▸ STATED EXERCISE: From the entries that follow, reproduce exactly and only the lines from the line with "Rebuild this chart" to the line with "d3.scaleLog().domain([1e7, 1e11]).range([plot.bottom, plot.top])", endpoints included.

____ EXERCISE MATERIAL

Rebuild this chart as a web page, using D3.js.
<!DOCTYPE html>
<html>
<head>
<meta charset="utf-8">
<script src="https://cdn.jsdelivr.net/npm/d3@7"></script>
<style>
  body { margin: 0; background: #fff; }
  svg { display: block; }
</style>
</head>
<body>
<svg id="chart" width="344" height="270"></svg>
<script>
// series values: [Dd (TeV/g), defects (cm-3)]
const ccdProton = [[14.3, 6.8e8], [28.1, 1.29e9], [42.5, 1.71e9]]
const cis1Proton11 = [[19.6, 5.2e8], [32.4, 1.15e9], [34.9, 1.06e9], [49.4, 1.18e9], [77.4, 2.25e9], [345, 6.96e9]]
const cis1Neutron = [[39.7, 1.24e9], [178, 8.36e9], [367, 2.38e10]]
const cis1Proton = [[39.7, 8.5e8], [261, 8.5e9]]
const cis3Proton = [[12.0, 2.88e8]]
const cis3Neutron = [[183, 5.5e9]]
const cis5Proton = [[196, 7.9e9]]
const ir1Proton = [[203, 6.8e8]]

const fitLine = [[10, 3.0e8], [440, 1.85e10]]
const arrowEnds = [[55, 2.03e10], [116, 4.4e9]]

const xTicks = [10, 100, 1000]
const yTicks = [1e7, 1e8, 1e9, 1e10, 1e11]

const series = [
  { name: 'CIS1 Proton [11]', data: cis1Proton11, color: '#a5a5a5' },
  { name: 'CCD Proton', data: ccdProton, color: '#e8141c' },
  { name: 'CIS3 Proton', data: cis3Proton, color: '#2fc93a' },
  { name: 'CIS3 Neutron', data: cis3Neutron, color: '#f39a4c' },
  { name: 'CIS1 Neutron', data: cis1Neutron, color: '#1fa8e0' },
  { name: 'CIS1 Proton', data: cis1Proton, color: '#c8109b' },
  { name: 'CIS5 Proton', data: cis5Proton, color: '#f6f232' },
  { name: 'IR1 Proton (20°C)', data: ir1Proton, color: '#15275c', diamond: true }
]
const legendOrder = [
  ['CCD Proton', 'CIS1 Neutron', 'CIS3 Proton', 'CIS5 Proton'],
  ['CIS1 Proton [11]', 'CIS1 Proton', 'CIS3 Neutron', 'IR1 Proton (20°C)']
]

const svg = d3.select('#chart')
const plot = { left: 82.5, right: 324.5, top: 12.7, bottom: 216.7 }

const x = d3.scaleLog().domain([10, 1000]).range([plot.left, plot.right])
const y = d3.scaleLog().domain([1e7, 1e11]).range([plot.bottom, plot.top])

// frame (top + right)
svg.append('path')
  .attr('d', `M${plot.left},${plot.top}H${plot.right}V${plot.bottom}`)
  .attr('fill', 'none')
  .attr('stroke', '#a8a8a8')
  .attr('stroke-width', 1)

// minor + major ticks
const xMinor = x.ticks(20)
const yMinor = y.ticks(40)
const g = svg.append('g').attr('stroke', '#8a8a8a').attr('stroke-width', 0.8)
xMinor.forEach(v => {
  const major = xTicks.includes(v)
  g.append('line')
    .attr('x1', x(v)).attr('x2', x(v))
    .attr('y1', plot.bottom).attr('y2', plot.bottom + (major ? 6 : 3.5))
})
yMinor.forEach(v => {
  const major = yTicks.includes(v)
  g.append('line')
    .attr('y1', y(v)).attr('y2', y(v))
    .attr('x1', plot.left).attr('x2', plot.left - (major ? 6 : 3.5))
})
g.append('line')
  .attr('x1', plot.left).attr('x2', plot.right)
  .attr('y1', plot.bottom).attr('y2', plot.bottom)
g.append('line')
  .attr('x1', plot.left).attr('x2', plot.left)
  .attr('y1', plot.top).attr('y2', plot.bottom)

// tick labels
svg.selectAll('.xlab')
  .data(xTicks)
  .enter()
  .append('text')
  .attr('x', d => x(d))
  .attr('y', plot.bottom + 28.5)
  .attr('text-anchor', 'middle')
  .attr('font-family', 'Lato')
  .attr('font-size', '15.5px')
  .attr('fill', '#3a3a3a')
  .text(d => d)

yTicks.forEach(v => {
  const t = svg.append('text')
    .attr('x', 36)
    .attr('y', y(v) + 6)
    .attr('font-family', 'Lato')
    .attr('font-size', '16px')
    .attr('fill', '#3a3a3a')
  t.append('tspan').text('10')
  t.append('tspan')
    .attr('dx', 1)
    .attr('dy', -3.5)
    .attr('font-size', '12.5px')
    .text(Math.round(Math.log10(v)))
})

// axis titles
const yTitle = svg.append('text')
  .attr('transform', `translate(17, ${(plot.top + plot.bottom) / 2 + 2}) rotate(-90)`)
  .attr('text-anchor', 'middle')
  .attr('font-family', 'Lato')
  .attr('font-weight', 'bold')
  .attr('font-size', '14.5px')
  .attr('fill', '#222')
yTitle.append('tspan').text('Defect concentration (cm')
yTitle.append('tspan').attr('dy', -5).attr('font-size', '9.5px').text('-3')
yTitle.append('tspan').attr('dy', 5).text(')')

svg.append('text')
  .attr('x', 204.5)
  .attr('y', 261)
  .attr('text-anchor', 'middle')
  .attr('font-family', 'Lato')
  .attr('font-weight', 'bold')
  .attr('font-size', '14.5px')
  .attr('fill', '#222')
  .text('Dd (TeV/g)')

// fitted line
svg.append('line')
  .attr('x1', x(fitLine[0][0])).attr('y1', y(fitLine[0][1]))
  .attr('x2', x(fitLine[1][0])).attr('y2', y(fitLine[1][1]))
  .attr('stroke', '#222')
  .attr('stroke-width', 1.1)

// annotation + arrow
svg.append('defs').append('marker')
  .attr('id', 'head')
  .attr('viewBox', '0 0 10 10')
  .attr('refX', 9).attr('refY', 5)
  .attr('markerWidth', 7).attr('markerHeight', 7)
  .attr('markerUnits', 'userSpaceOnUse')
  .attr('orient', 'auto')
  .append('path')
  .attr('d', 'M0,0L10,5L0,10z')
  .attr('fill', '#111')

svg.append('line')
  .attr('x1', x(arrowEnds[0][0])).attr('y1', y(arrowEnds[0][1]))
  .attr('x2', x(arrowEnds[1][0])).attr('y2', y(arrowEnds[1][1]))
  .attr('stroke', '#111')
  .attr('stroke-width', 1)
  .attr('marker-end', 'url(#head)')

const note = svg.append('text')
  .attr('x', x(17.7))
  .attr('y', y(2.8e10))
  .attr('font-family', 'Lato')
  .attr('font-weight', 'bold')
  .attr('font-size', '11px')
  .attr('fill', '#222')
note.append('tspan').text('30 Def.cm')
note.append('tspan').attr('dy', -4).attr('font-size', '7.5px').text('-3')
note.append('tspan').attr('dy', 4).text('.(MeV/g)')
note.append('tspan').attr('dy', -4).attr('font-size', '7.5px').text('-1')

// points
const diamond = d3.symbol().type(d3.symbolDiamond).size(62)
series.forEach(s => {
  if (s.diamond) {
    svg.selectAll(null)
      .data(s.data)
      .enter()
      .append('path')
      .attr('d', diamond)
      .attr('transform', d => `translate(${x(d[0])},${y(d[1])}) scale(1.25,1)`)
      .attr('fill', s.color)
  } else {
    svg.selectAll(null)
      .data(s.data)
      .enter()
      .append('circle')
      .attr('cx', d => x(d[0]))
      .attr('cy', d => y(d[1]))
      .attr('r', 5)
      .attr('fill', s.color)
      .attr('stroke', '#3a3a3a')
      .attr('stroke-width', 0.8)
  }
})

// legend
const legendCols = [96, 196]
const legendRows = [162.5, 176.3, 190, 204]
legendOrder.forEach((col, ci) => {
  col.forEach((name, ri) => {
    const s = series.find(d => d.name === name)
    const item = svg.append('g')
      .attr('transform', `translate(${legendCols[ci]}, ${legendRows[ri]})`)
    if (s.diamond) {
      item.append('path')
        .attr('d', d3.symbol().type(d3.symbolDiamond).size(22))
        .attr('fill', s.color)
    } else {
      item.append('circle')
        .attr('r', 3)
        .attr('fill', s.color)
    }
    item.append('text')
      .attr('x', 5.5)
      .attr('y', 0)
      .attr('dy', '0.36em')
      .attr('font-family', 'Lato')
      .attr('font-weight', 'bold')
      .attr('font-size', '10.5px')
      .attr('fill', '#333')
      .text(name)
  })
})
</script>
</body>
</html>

________
____ EXERCISE MATERIAL

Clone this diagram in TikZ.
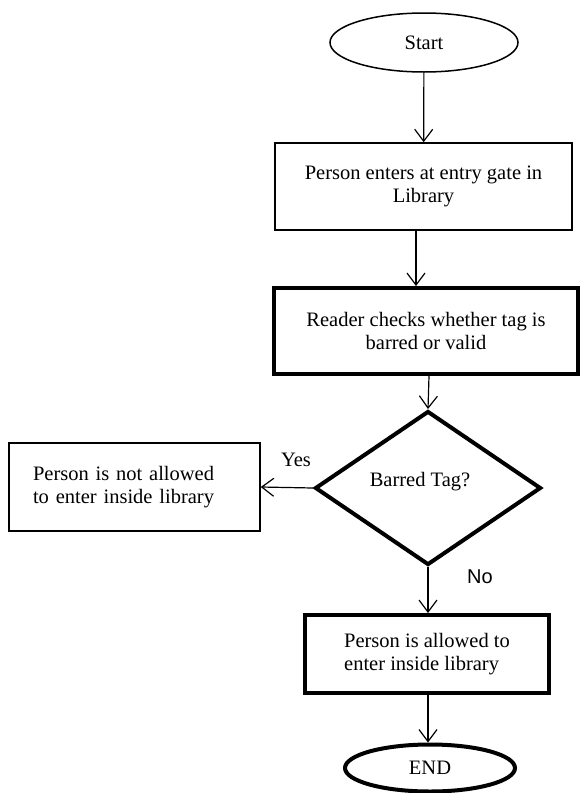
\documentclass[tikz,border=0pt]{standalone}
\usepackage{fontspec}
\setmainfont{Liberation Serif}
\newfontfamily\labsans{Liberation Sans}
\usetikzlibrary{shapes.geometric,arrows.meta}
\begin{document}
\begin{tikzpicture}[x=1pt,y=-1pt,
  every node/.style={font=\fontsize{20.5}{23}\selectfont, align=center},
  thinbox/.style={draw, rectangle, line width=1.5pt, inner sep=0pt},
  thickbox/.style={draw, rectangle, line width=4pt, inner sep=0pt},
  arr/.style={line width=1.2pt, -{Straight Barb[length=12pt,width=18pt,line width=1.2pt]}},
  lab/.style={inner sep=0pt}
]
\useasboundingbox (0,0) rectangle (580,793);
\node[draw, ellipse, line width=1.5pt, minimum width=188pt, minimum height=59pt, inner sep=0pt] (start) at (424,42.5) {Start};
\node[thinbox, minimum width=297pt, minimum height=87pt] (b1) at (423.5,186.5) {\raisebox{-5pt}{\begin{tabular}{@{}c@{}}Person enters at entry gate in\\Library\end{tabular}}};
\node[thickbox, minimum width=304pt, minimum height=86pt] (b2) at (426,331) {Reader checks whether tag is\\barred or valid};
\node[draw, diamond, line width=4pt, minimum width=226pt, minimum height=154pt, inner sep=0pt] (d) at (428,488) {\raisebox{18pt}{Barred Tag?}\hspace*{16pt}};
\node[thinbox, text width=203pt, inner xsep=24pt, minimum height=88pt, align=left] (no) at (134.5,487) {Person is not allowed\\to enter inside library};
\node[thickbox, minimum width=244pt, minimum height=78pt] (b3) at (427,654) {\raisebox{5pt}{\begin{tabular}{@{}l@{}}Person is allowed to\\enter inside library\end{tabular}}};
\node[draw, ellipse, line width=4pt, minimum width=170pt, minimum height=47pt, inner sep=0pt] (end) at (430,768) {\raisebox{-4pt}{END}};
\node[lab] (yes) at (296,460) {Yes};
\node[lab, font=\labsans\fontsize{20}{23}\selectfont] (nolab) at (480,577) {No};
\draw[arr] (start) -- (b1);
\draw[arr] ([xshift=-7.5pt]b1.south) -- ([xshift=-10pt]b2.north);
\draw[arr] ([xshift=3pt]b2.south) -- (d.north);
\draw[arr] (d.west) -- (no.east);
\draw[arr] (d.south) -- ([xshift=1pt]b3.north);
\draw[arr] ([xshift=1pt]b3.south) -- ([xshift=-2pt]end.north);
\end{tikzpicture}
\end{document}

________
____ EXERCISE MATERIAL

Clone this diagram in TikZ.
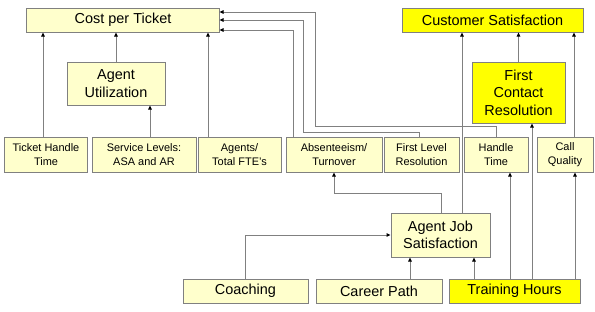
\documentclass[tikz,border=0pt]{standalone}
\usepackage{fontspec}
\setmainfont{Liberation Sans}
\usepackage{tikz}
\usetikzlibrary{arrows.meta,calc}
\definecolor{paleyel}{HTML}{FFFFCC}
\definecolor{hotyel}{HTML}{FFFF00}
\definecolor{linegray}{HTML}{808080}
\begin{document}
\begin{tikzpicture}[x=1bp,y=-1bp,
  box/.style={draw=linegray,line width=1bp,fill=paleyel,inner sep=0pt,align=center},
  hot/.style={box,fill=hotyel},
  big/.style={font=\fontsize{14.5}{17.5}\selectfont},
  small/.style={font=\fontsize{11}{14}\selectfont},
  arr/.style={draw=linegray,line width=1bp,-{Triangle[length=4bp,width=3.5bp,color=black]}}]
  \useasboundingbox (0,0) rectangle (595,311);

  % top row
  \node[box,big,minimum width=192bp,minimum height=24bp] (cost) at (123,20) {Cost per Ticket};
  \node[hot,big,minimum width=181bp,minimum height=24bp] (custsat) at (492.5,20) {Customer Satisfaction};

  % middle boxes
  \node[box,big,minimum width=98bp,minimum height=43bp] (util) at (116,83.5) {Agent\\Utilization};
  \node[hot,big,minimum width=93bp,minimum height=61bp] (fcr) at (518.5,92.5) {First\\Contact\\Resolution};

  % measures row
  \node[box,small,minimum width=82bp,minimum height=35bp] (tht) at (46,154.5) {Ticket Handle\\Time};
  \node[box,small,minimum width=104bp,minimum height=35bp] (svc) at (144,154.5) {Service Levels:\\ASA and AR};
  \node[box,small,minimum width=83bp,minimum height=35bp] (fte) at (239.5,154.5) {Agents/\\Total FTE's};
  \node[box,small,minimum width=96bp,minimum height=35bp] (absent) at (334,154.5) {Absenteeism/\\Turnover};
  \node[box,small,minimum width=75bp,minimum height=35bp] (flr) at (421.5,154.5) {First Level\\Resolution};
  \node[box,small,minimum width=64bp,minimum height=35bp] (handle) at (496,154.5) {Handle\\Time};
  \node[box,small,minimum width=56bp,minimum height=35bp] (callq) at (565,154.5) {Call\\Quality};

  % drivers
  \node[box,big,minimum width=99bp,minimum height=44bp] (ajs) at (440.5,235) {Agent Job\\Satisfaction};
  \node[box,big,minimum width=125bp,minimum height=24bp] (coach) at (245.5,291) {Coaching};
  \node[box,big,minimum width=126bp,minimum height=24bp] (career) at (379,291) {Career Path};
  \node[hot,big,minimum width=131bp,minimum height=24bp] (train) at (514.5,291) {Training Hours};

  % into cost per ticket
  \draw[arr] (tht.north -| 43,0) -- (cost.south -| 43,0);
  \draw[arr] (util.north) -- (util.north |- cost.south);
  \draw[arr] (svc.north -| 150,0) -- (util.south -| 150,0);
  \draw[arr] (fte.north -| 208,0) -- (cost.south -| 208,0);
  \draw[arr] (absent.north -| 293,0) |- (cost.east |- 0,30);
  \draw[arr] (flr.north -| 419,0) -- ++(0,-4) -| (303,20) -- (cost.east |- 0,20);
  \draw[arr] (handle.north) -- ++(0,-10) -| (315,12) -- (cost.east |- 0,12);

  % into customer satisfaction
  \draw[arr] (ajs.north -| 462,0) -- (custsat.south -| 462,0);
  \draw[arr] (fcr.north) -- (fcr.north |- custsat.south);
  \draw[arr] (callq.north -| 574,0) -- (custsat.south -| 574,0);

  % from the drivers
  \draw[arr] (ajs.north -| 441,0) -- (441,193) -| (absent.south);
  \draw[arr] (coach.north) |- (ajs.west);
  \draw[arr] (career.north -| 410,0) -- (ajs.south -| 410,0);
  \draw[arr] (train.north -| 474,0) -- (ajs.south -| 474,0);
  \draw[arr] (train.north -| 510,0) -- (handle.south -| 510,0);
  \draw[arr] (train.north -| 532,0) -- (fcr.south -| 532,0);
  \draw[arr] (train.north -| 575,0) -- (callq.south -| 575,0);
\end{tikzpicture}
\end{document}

________

▸ COMPLETE RESPONSE:
Rebuild this chart as a web page, using D3.js.
<!DOCTYPE html>
<html>
<head>
<meta charset="utf-8">
<script src="https://cdn.jsdelivr.net/npm/d3@7"></script>
<style>
  body { margin: 0; background: #fff; }
  svg { display: block; }
</style>
</head>
<body>
<svg id="chart" width="344" height="270"></svg>
<script>
// series values: [Dd (TeV/g), defects (cm-3)]
const ccdProton = [[14.3, 6.8e8], [28.1, 1.29e9], [42.5, 1.71e9]]
const cis1Proton11 = [[19.6, 5.2e8], [32.4, 1.15e9], [34.9, 1.06e9], [49.4, 1.18e9], [77.4, 2.25e9], [345, 6.96e9]]
const cis1Neutron = [[39.7, 1.24e9], [178, 8.36e9], [367, 2.38e10]]
const cis1Proton = [[39.7, 8.5e8], [261, 8.5e9]]
const cis3Proton = [[12.0, 2.88e8]]
const cis3Neutron = [[183, 5.5e9]]
const cis5Proton = [[196, 7.9e9]]
const ir1Proton = [[203, 6.8e8]]

const fitLine = [[10, 3.0e8], [440, 1.85e10]]
const arrowEnds = [[55, 2.03e10], [116, 4.4e9]]

const xTicks = [10, 100, 1000]
const yTicks = [1e7, 1e8, 1e9, 1e10, 1e11]

const series = [
  { name: 'CIS1 Proton [11]', data: cis1Proton11, color: '#a5a5a5' },
  { name: 'CCD Proton', data: ccdProton, color: '#e8141c' },
  { name: 'CIS3 Proton', data: cis3Proton, color: '#2fc93a' },
  { name: 'CIS3 Neutron', data: cis3Neutron, color: '#f39a4c' },
  { name: 'CIS1 Neutron', data: cis1Neutron, color: '#1fa8e0' },
  { name: 'CIS1 Proton', data: cis1Proton, color: '#c8109b' },
  { name: 'CIS5 Proton', data: cis5Proton, color: '#f6f232' },
  { name: 'IR1 Proton (20°C)', data: ir1Proton, color: '#15275c', diamond: true }
]
const legendOrder = [
  ['CCD Proton', 'CIS1 Neutron', 'CIS3 Proton', 'CIS5 Proton'],
  ['CIS1 Proton [11]', 'CIS1 Proton', 'CIS3 Neutron', 'IR1 Proton (20°C)']
]

const svg = d3.select('#chart')
const plot = { left: 82.5, right: 324.5, top: 12.7, bottom: 216.7 }

const x = d3.scaleLog().domain([10, 1000]).range([plot.left, plot.right])
const y = d3.scaleLog().domain([1e7, 1e11]).range([plot.bottom, plot.top])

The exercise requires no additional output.